Mascaro and Magee found that most people who took the time to tell a story were pleased to be married, engaged, or dating, but the proportions varied widely by site. Eighty-four percent of the stories on eHarmony were about marriage, compared with 46.7 percent on Match.com and 23 percent on OkCupid. Only 0.5 percent of eHarmony users saw fit to celebrate dating, while 20.8 percent of Match.com users and almost half of OkCupid customers considered that success.
The Drexel researchers said that they didn't ask the sites whether they culled stories to emphasize a certain type of success, but that they found evidence the sites weren't doing much to edit or sort stories. Mascaro said he and his wife posted their story on Match.com and it appeared as they had written it.
OkCupid did not respond to The Inquirer's questions about how it handles success stories. A spokeswoman for eHarmony said it posts as many success stories as it can, but added, "The stories posted are intended to help inspire people who are looking for love." A Match.com spokeswoman, who said her job is to edit the stories for grammar, said the site posts virtually every story. There are 150 to 200 a month.
"We do get some crazy stories, people that are happy with never getting married or this is their third marriage from Match.com," said the woman, who said company policy prevented her from giving her name.
The sites have different marketing strategies and allow different amounts of user control, which probably affects who joins each service. Match.com and eHarmony are paid sites while OkCupid is free. Match.com and OkCupid allow customers to search while the more paternalistic eHarmony delivers potential mates based on a personality survey. Because it has a lengthy questionnaire, eHarmony accounts take the most time to set up, which likely makes that site less attractive to people who just want to hook up, Mascaro said.
The researchers also found evidence that "in-person social networks" - word of mouth - also affect choices. If a friend meets someone interesting on a site, you might be more willing to try it. Here's some evidence: They found success stories on Match.com from 22 couples in one small Southern town. That was 1.46 percent of the town's entire population.
Mascaro and Magee are now doing a deeper analysis of the success stories. They plan to do surveys on attitudes about online dating and interviews with people who feel good about their experiences.

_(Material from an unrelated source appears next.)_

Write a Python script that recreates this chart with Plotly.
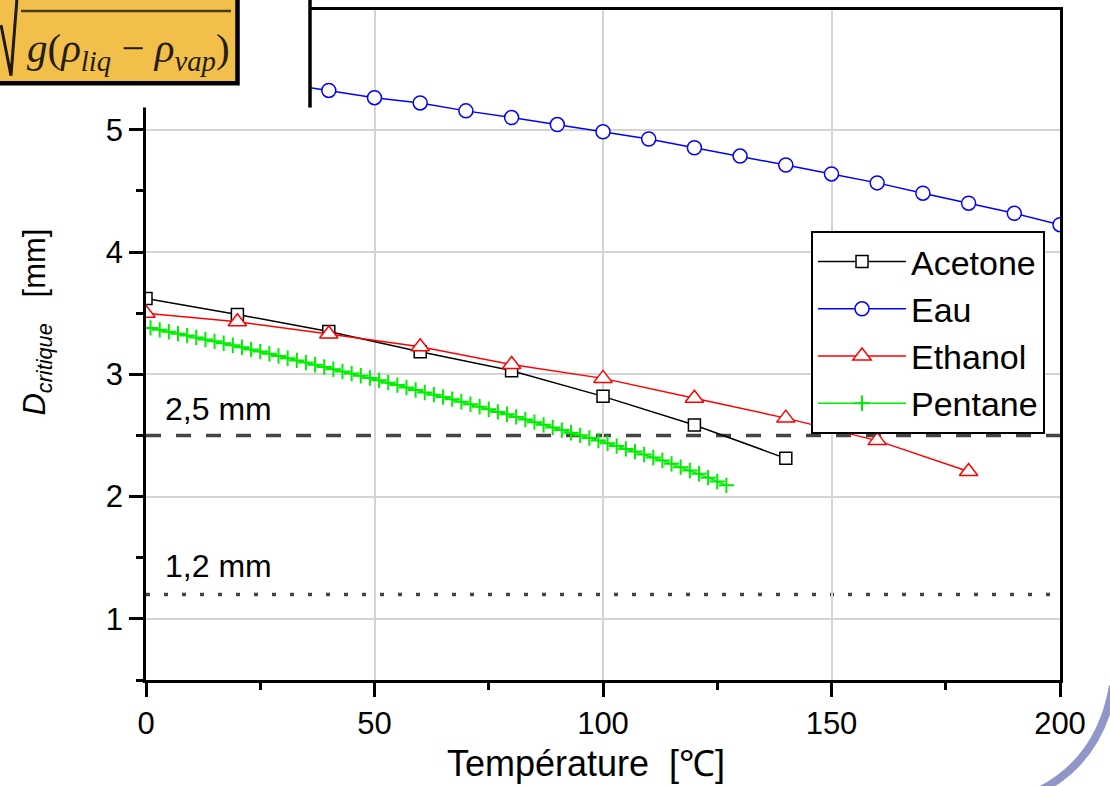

"We don't believe that married, dating, and engaged are the only ways to classify success," Magee said.
Mascaro, who studies political discourse on social media, is also interested in dating that results from other online sites. College students, he said, may friend everyone in a class and then use Facebook to arrange dates. "There may be people that are doing online dating but don't call it online dating," he said.
Mascaro and Magee were also struck by how many people "thanked the technology" for their relationships. It was almost as if they thought of the sites as a friend who had introduced them, Mascaro said, "like someone you would toast at the wedding."